Typical table setting in a Chinese restaurant. © 2012 Sara Naumann, licensed to About.com.

 

If it's your first time at a fancy Chinese banquet, you might feel nervous that you're going to use the wrong utensil or put something down incorrectly. Luckily, everything is pretty easy to understand and Chinese dining etiquette is actually quite relaxed. So worry not, simply read this article and go enjoy your meal.

Chinese Table Setting and Utensils

There is a photo included with this article. Starting at the left and working around, you'll find the following items. Below, is an explanation of what each of these is used for.

  • Wet washcloth
  • Bowl with spoon
  • Small sauce bowl
  • Wine goblet
  • Tea glass/tea cup
  • Spoon and chopsticks
  • Plate
  • Cloth napkin

Note, this set is probably the maximum number of items you'll have at your table. Depending on the simplicity of the restaurant, you may find only the bowl, plate and a set of chopsticks.

Description: Wet washcloth

The cloth is to wipe your hands before and during the meal. Some Chinese food requires the use of your hands so it is useful to have the cloth. You won't always be given it and sometimes there may be a small charge for it.

Description: Bowl & Spoon

There is a regional difference to use. In the south, people serve themselves from the communal dishes into their small bowl and spit bones, skin, etc. onto the plate. Elsewhere, the bowl is saved for soup or fried rice. If you use your bowl for food and then are served soup or fried rice (that comes typically at the end of a meal), then simply ask for a clean bowl. 

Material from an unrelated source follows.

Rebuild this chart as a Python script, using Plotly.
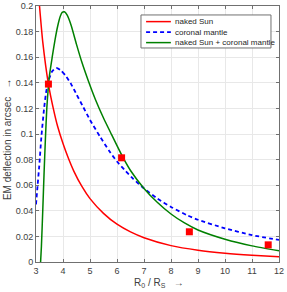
import plotly.graph_objects as go

# naked Sun
red_x = [3.0, 3.13, 3.25, 3.46, 3.64, 3.8, 4.0, 4.2, 4.4, 4.7, 5.0, 5.5, 6.0, 6.5, 7.0, 8.0, 9.0, 10.0, 11.0, 12.0]
red_y = [0.235, 0.200, 0.172, 0.139, 0.120, 0.106, 0.0925, 0.081, 0.071, 0.059, 0.0495, 0.038, 0.0295, 0.0235, 0.019, 0.0128, 0.0092, 0.0069, 0.0053, 0.0041]

# coronal mantle
blue_x = [3.0, 3.06, 3.12, 3.2, 3.3, 3.37, 3.46, 3.6, 3.75, 3.9, 4.1, 4.3, 4.5, 4.75, 5.0, 5.37, 5.72, 6.0, 6.3, 6.6, 7.0, 7.5, 8.0, 8.6, 9.0, 10.0, 11.0, 12.0]
blue_y = [0.045, 0.060, 0.075, 0.098, 0.120, 0.132, 0.1415, 0.149, 0.1517, 0.150, 0.1455, 0.139, 0.131, 0.121, 0.111, 0.098, 0.0865, 0.0785, 0.0715, 0.065, 0.0575, 0.0495, 0.043, 0.0365, 0.033, 0.0263, 0.021, 0.0172]

# naked Sun + coronal mantle
green_x = [3.17, 3.2, 3.25, 3.3, 3.35, 3.4, 3.45, 3.5, 3.6, 3.7, 3.8, 3.9, 3.97, 4.05, 4.15, 4.3, 4.5, 4.7, 4.93, 5.2, 5.5, 5.8, 6.2, 6.5, 7.0, 7.5, 8.0, 8.5, 9.0, 10.0, 11.0, 12.0]
green_y = [0.0, 0.012, 0.040, 0.070, 0.097, 0.120, 0.135, 0.146, 0.160, 0.173, 0.184, 0.192, 0.195, 0.1955, 0.193, 0.185, 0.170, 0.156, 0.142, 0.127, 0.1125, 0.0995, 0.0825, 0.0715, 0.0575, 0.0465, 0.0375, 0.0305, 0.025, 0.0178, 0.0126, 0.0088]

# measured points
pts_x = [3.46, 6.17, 8.68, 11.6]
pts_y = [0.139, 0.0814, 0.0236, 0.0134]

x_ticks = [3, 4, 5, 6, 7, 8, 9, 10, 11, 12]
y_ticks = [0, 0.02, 0.04, 0.06, 0.08, 0.1, 0.12, 0.14, 0.16, 0.18, 0.2]
y_tick_text = ["0", "0.02", "0.04", "0.06", "0.08", "0.1", "0.12", "0.14", "0.16", "0.18", "0.2"]

series_names = ["naked Sun", "coronal mantle", "naked Sun + coronal mantle"]
series_colors = ["#ff0000", "#0000ff", "#008000"]
series_dash = ["solid", "4px,3px", "solid"]
series_width = [1.5, 1.8, 1.5]

font = "Liberation Sans, Arial, sans-serif"

fig = go.Figure()
for xs, ys, name, col, dash, w in zip([red_x, blue_x, green_x], [red_y, blue_y, green_y],
                                      series_names, series_colors, series_dash, series_width):
    fig.add_trace(go.Scatter(x=xs, y=ys, mode="lines", name=name, showlegend=False,
                             line=dict(color=col, width=w, dash=dash, shape="spline", smoothing=0.6)))
fig.add_trace(go.Scatter(x=pts_x, y=pts_y, mode="markers", showlegend=False,
                         marker=dict(symbol="square", size=7, color="#ff0000")))

# legend drawn as a box with samples and labels (paper coordinates)
shapes = [dict(type="rect", xref="paper", yref="paper", x0=0.432, x1=0.967, y0=0.836, y1=0.965,
               fillcolor="white", line=dict(color="#707070", width=1), layer="above")]
annotations = []
row_y = [0.939, 0.898, 0.857]
for name, col, dash, w, yy in zip(series_names, series_colors, series_dash, series_width, row_y):
    shapes.append(dict(type="line", xref="paper", yref="paper", x0=0.453, x1=0.555, y0=yy, y1=yy,
                       line=dict(color=col, width=w, dash=dash), layer="above"))
    annotations.append(dict(text=name, xref="paper", yref="paper", x=0.562, y=yy,
                            xanchor="left", yanchor="middle", showarrow=False,
                            font=dict(size=8, color="#262626", family=font)))

annotations.append(dict(text="R<sub>0</sub> / R<sub>S</sub>   \u2192", xref="paper", yref="paper",
                        x=0.506, y=0, yshift=-21, xanchor="center", yanchor="middle",
                        showarrow=False, font=dict(size=10, color="#404040", family=font)))
annotations.append(dict(text="EM deflection in arcsec   \u2192", xref="paper", yref="paper",
                        x=0, xshift=-29, y=0.48, xanchor="center", yanchor="middle", textangle=-90,
                        showarrow=False, font=dict(size=10, color="#404040", family=font)))

fig.update_layout(
    width=287, height=292,
    margin=dict(l=36, r=8, t=6, b=30, autoexpand=False),
    plot_bgcolor="white", paper_bgcolor="white",
    font=dict(family=font, size=9, color="#404040"),
    showlegend=False,
    hovermode=False,
    shapes=shapes,
    annotations=annotations,
)
fig.update_xaxes(range=[3, 12], tickvals=x_ticks, ticks="inside", ticklen=3, automargin=False,
                 tickcolor="#707070", showline=True, linecolor="#707070", linewidth=1,
                 mirror="ticks", showgrid=True, gridcolor="#e8e8e8", zeroline=False)
fig.update_yaxes(range=[0, 0.2], tickvals=y_ticks, ticktext=y_tick_text, ticks="inside", ticklen=3,
                 automargin=False,
                 tickcolor="#707070", showline=True, linecolor="#707070", linewidth=1,
                 mirror="ticks", showgrid=True, gridcolor="#e8e8e8", zeroline=False)

fig.write_html("out.html", config={"displayModeBar": False, "staticPlot": True},
               post_script="document.body.style.margin='0';document.body.style.overflow='hidden';")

Description: Small Sauce Bowl

This small bowl is used for dipping sauce. Typically Chinese vinegar which is a rich brown color is served here. Usually soy sauce is not used for dipping.

Description: Wine Goblet

At a dinner setting, a wine goblet might be present. It will be used to serve any communal alcohol you order. Don't be surprised if when the alcohol is poured the glass is filled right to the top. This is normal at Chinese dinners but the faster you drain your glass, the faster it will be filled, so do be careful.

Description: Tea Glass / Cup

Typically the service also includes a tea cup. Sometimes tea is served in a glass.

Description: Spoon and Chopsticks

The table setting won't always have a spoon but will always have chopsticks.

Description: Plate

As I mentioned above with regard to the bowl & spoon, the plate can be used for serving yourself food or for keeping the non-edible pieces (Many Chinese meats, especially chicken, are served with the bones in. These are not eaten.)

Often, your plate gets filled with sauce or other things and you might require a clean one as new dishes are served. Ask your server for a new one - it is totally expected and appropriate. In some cases, they will automatically give you a new plate when a new round of dishes is served. 

Description: Cloth Napkin

It is actually pretty rare to find a cloth napkin in a Chinese restaurant. If you do have one, the etiquette is to put one corner under your plate and then let it hang into your lap. If you feel more comfortable putting the napkin in your lap, this is acceptable.

Where's the Rice Bowl?

You won't find a specific bowl for rice at the table. In fact, you won't be given a bowl of white rice unless you specifically ask for it. Fried rice, if ordered, will be served family-style in the center of the table. White rice will be served in individual bowls.

Rice is typically eaten at the end of the meal. If you want to have rice with your meal, then you must ask for it from your server. Often you must ask repeatedly for it as they don't think to bring it when the dishes are served.